I stare death and the face and see only me.
Battered, at scale, bruised in the places I hit myself. Or, perhaps, this was someone ___ else’s doing,
the way this story is someone else’s story.
How this sentence belongs to someone who is as of this reading not me, because ___ it is you.
I am not afraid of suicide, except for other people.
I have talked you off a ledge and maybe your cousin too.
I have fucked you both and said______ now isn’t life worth it then recalled
the precise warp of my pasty stomach and violent elucidation of my thighs.
Once upon a time, I could have been a statistic.
Pills were juicy, somehow, the weight more welcome than my tits.
My honkers. My jugs.
A surgeon would photograph, grope, and liken them to an old man’s. In that ____moment, I felt old. I
felt ancient, ready to croak.
I had a good mixture, a veritable salad in my palm.___ Do me a solid_______ I told ____ the pills.
Remind whoever finds me of my pronouns.
Nex was beaten to death at sixteen.
When I was sixteen, a table of boys in study hall called Caitlyn Jenner a tranny ____while I
studiously starved myself.
These are both similar and dissimilar experiences.
I hope this letter finds you thinking of me from the times I was a different me.
I’m sure the temptation to slaughter me — or perhaps just knock me down a peg — ____is very strong.
Visceral, even. I imagine you experience it with a near uncontrollable venom, a ____ current, a rage.
All the rage you have at times attributed to men at the precipice of rape.
I’m sure it is very difficult for you to control yourself.
I’m sure your hands leak with urgency. Yes, I wreak havoc on the very being of ____you.

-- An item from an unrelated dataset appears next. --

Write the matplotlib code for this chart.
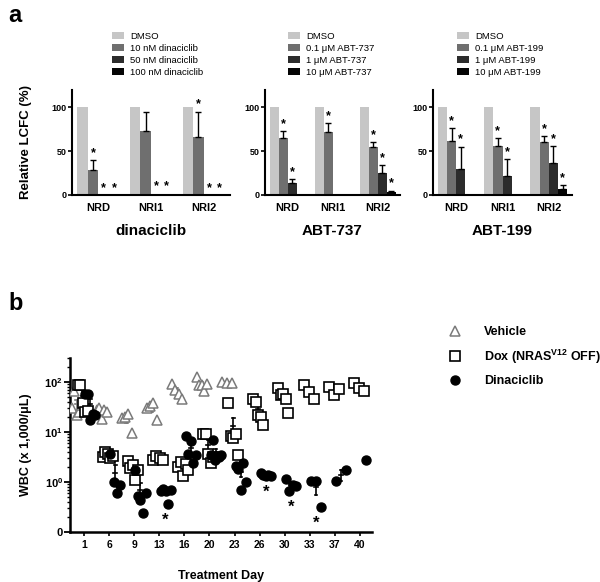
import numpy as np
import matplotlib
matplotlib.use("Agg")
import matplotlib.pyplot as plt
from matplotlib.patches import Patch
from matplotlib.lines import Line2D

plt.rcParams['font.family'] = ['Liberation Sans', 'DejaVu Sans']
plt.rcParams['mathtext.fontset'] = 'custom'
plt.rcParams['mathtext.rm'] = 'Liberation Sans'
plt.rcParams['mathtext.bf'] = 'Liberation Sans:bold'
plt.rcParams['mathtext.it'] = 'Liberation Sans:italic'

# ---------------- panel a data ----------------
lines = ["NRD", "NRI1", "NRI2"]
bar_colors = ["#c6c6c6", "#6f6f6f", "#2c2c2c", "#050505"]

dina_labels = ["DMSO", "10 nM dinaciclib", "50 nM dinaciclib", "100 nM dinaciclib"]
dina_vals = [[100, 29, 0, 0], [100, 73, 1.2, 1.2], [100, 66, 0, 0]]
dina_err = [[0, 11, 0, 0], [0, 22, 0, 0], [0, 29, 0, 0]]
dina_star = [[0, 1, 1, 1], [0, 0, 1, 1], [0, 1, 1, 1]]

abt737_labels = ["DMSO", "0.1 \u03bcM ABT-737", "1 \u03bcM ABT-737", "10 \u03bcM ABT-737"]
abt737_vals = [[100, 65, 14, 0], [100, 72, 0, 0], [100, 55, 25, 3]]
abt737_err = [[0, 8, 4, 0], [0, 10, 0, 0], [0, 5, 9, 2]]
abt737_star = [[0, 1, 1, 0], [0, 1, 0, 0], [0, 1, 1, 1]]

abt199_labels = ["DMSO", "0.1 \u03bcM ABT-199", "1 \u03bcM ABT-199", "10 \u03bcM ABT-199"]
abt199_vals = [[100, 62, 30, 0], [100, 56, 22, 0], [100, 60, 36, 7]]
abt199_err = [[0, 14, 25, 0], [0, 9, 19, 0], [0, 7, 20, 4]]
abt199_star = [[0, 1, 1, 0], [0, 1, 1, 0], [0, 1, 1, 1]]

# ---------------- panel b data ----------------
days = ["1", "6", "9", "13", "16", "20", "23", "26", "30", "33", "37", "40"]
vehicle = [
    [30, 65, 22, 25, 35],
    [28, 30, 18, 27, 25],
    [19, 20, 23, 9.5],
    [30, 33, 37, 17],
    [90, 70, 57, 45],
    [125, 85, 85, 65, 90],
    [100, 97, 96],
    [], [], [], [], [],
]
dox = [
    [85, 85, 38, 25, 26],
    [3.2, 4.0, 3.6, 3.0, 3.3],
    [2.6, 1.9, 2.2, 1.1, 1.7],
    [2.8, 3.3, 3.0, 2.7],
    [2.0, 2.5, 1.3, 2.3, 1.7],
    [9.2, 9.2, 3.6, 2.4, 3.2],
    [37, 8.2, 7.6, 9.0, 3.5],
    [45, 40, 22, 20, 14],
    [75, 55, 58, 45, 24],
    [85, 62, 45],
    [80, 55, 72],
    [95, 75, 65],
]
dinaciclib = [
    [58, 58, 17, 23, 22],
    [3.6, 1.0, 0.6, 0.87],
    [1.7, 0.52, 0.44, 0.24, 0.6],
    [0.65, 0.72, 0.66, 0.37, 0.68],
    [8.3, 3.6, 6.5, 2.4, 3.5],
    [3.5, 7.0, 2.8, 3.3, 3.2, 3.4],
    [2.1, 1.8, 0.68, 2.4, 1.0],
    [1.5, 1.4, 1.3, 1.35, 1.3],
    [1.15, 0.65, 0.85, 0.83],
    [1.05, 1.05, 0.31],
    [1.05, 1.75],
    [2.7],
]
dina_sig_days = ["13", "26", "30", "33"]

fig = plt.figure(figsize=(6.0, 5.82), dpi=100)
W, H = 600.0, 582.0


def px_axes(x0, y0, x1, y1):
    return fig.add_axes([x0 / W, 1 - y1 / H, (x1 - x0) / W, (y1 - y0) / H])


def bar_panel(ax, vals, errs, stars, labels, title, leg_x, ylabel=False):
    vals = np.asarray(vals, dtype=float)
    errs = np.asarray(errs, dtype=float)
    x = np.arange(len(lines))
    w = 0.2
    for j in range(4):
        xs = x + (j - 1.5) * w
        ax.bar(xs, vals[:, j], width=w, color=bar_colors[j], label=labels[j])
        for i in range(len(lines)):
            if errs[i, j] > 0:
                ax.errorbar(xs[i], vals[i, j], yerr=[[0], [errs[i, j]]], fmt='none',
                            ecolor='black', elinewidth=1.0, capsize=2.5, capthick=1.0)
            if stars[i][j]:
                ax.text(xs[i], vals[i, j] + errs[i, j] + 1.5, "*", ha='center', va='bottom',
                        fontsize=9, fontweight='bold')
    ax.set_xlim(-0.5, 2.5)
    ax.set_ylim(0, 120)
    ax.set_yticks([0, 50, 100])
    ax.set_yticklabels(["0", "50", "100"], fontsize=6.5, fontweight='bold')
    ax.set_xticks(x)
    ax.set_xticklabels(lines, fontsize=8, fontweight='bold')
    ax.tick_params(axis='x', length=0, pad=6)
    ax.tick_params(axis='y', length=3, width=1.2, pad=1)
    for s in ['top', 'right']:
        ax.spines[s].set_visible(False)
    ax.spines['left'].set_linewidth(1.5)
    ax.spines['bottom'].set_linewidth(1.5)
    ax.set_xlabel(title, fontsize=11, fontweight='bold', labelpad=8)
    if ylabel:
        ax.set_ylabel("Relative LCFC (%)", fontsize=9.5, fontweight='bold', labelpad=14)
    handles = [Patch(facecolor=c) for c in bar_colors]
    fig.legend(handles, labels, loc='upper left', bbox_to_anchor=(leg_x / W, 1 - 32 / H),
               frameon=False, fontsize=6.8, handlelength=1.3, handleheight=0.7,
               labelspacing=0.32, handletextpad=0.6, borderpad=0, borderaxespad=0)


ax1 = px_axes(72, 90, 230, 195)
bar_panel(ax1, dina_vals, dina_err, dina_star, dina_labels, "dinaciclib", 112, ylabel=True)
ax2 = px_axes(265, 90, 400, 195)
bar_panel(ax2, abt737_vals, abt737_err, abt737_star, abt737_labels, "ABT-737", 288)
ax3 = px_axes(433, 90, 572, 195)
bar_panel(ax3, abt199_vals, abt199_err, abt199_star, abt199_labels, "ABT-199", 457)

fig.text(8 / W, 1 - 4 / H, "a", fontsize=17, fontweight='bold', va='top', ha='left')
fig.text(8 / W, 1 - 292 / H, "b", fontsize=17, fontweight='bold', va='top', ha='left')

# ---------------- panel b ----------------
axb = px_axes(70, 358, 372, 532)
offsets = {"vehicle": -0.3, "dox": -0.05, "dina": 0.25}
styles = {
    "vehicle": dict(marker='^', mfc='white', mec='#7a7a7a', ms=7.5, mew=1.1),
    "dox": dict(marker='s', mfc='white', mec='black', ms=6.5, mew=1.2),
    "dina": dict(marker='o', mfc='black', mec='black', ms=6.5, mew=1.0),
}
series = {"vehicle": vehicle, "dox": dox, "dina": dinaciclib}
for key, data in series.items():
    for i, pts in enumerate(data):
        if len(pts) == 0:
            continue
        pts = np.asarray(pts, dtype=float)
        cx = i + offsets[key]
        n = len(pts)
        xs = cx + (np.linspace(-0.2, 0.2, n) if n > 1 else np.zeros(1))
        axb.plot(xs, pts, linestyle='none', zorder=3, **styles[key])
        if n > 1:
            m = pts.mean()
            sem = pts.std(ddof=1) / np.sqrt(n)
            lo = max(m - sem, 0.1)
            ecol = '#7a7a7a' if key == "vehicle" else 'black'
            axb.plot([cx, cx], [lo, m + sem], color=ecol, lw=1.2, zorder=2)
            for yy in (lo, m + sem):
                axb.plot([cx - 0.05, cx + 0.05], [yy, yy], color=ecol, lw=1.2, zorder=2)
            axb.plot([cx - 0.08, cx + 0.08], [m, m], color=ecol, lw=1.2, zorder=2)

for d in dina_sig_days:
    i = days.index(d)
    axb.text(i + offsets["dina"], min(dinaciclib[i]) / 1.5, "*", ha='center', va='top',
             fontsize=12, fontweight='bold')

axb.set_yscale('log')
axb.set_ylim(0.1, 300)
axb.set_yticks([0.1, 1, 10, 100])
axb.set_yticklabels(["0", r"$\mathbf{10^{0}}$", r"$\mathbf{10^{1}}$", r"$\mathbf{10^{2}}$"],
                    fontsize=8, fontweight='bold')
axb.set_xlim(-0.56, 11.48)
axb.set_xticks(np.arange(len(days)))
axb.set_xticklabels(days, fontsize=7.5, fontweight='bold')
axb.tick_params(axis='x', length=3, width=1.2, pad=3)
axb.tick_params(axis='y', which='major', length=4, width=1.3, pad=1)
axb.tick_params(axis='y', which='minor', length=2.5, width=1.0)
for s in ['top', 'right']:
    axb.spines[s].set_visible(False)
axb.spines['left'].set_linewidth(1.8)
axb.spines['bottom'].set_linewidth(1.8)
axb.set_xlabel("Treatment Day", fontsize=9, fontweight='bold', labelpad=14)
axb.set_ylabel("WBC (x 1,000/\u03bcL)", fontsize=9, fontweight='bold', labelpad=9)

leg_handles = [
    Line2D([], [], linestyle='none', **styles["vehicle"]),
    Line2D([], [], linestyle='none', **styles["dox"]),
    Line2D([], [], linestyle='none', **styles["dina"]),
]
leg_labels = ["Vehicle", r"Dox (NRAS$^{\mathbf{V12}}$ OFF)", "Dinaciclib"]
fig.legend(leg_handles, leg_labels, loc='upper left', bbox_to_anchor=(449 / W, 1 - 326 / H),
           frameon=False, prop=dict(size=9, weight='bold'), handlelength=1.0,
           handletextpad=1.8, labelspacing=0.75, borderpad=0, borderaxespad=0)

fig.savefig("out.png", dpi=100)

You, tragic witness of my brief body.
When I was seven, the ocean almost swallowed me.
I thought within the waves______ is this all the life I’ll ever live?
My grandmother pulled me up by one arm and laughed, because she was not the ____ dying one.
I turned toward her with my burning face.
Notes:
“All the rage” is borrowed from the title of Sam Sax’s 2016 chapbook, All the Rage.
“…my brief body” is borrowed from Billy-Ray Bellcourt’s 2020 essay collection, A History of My Brief Body.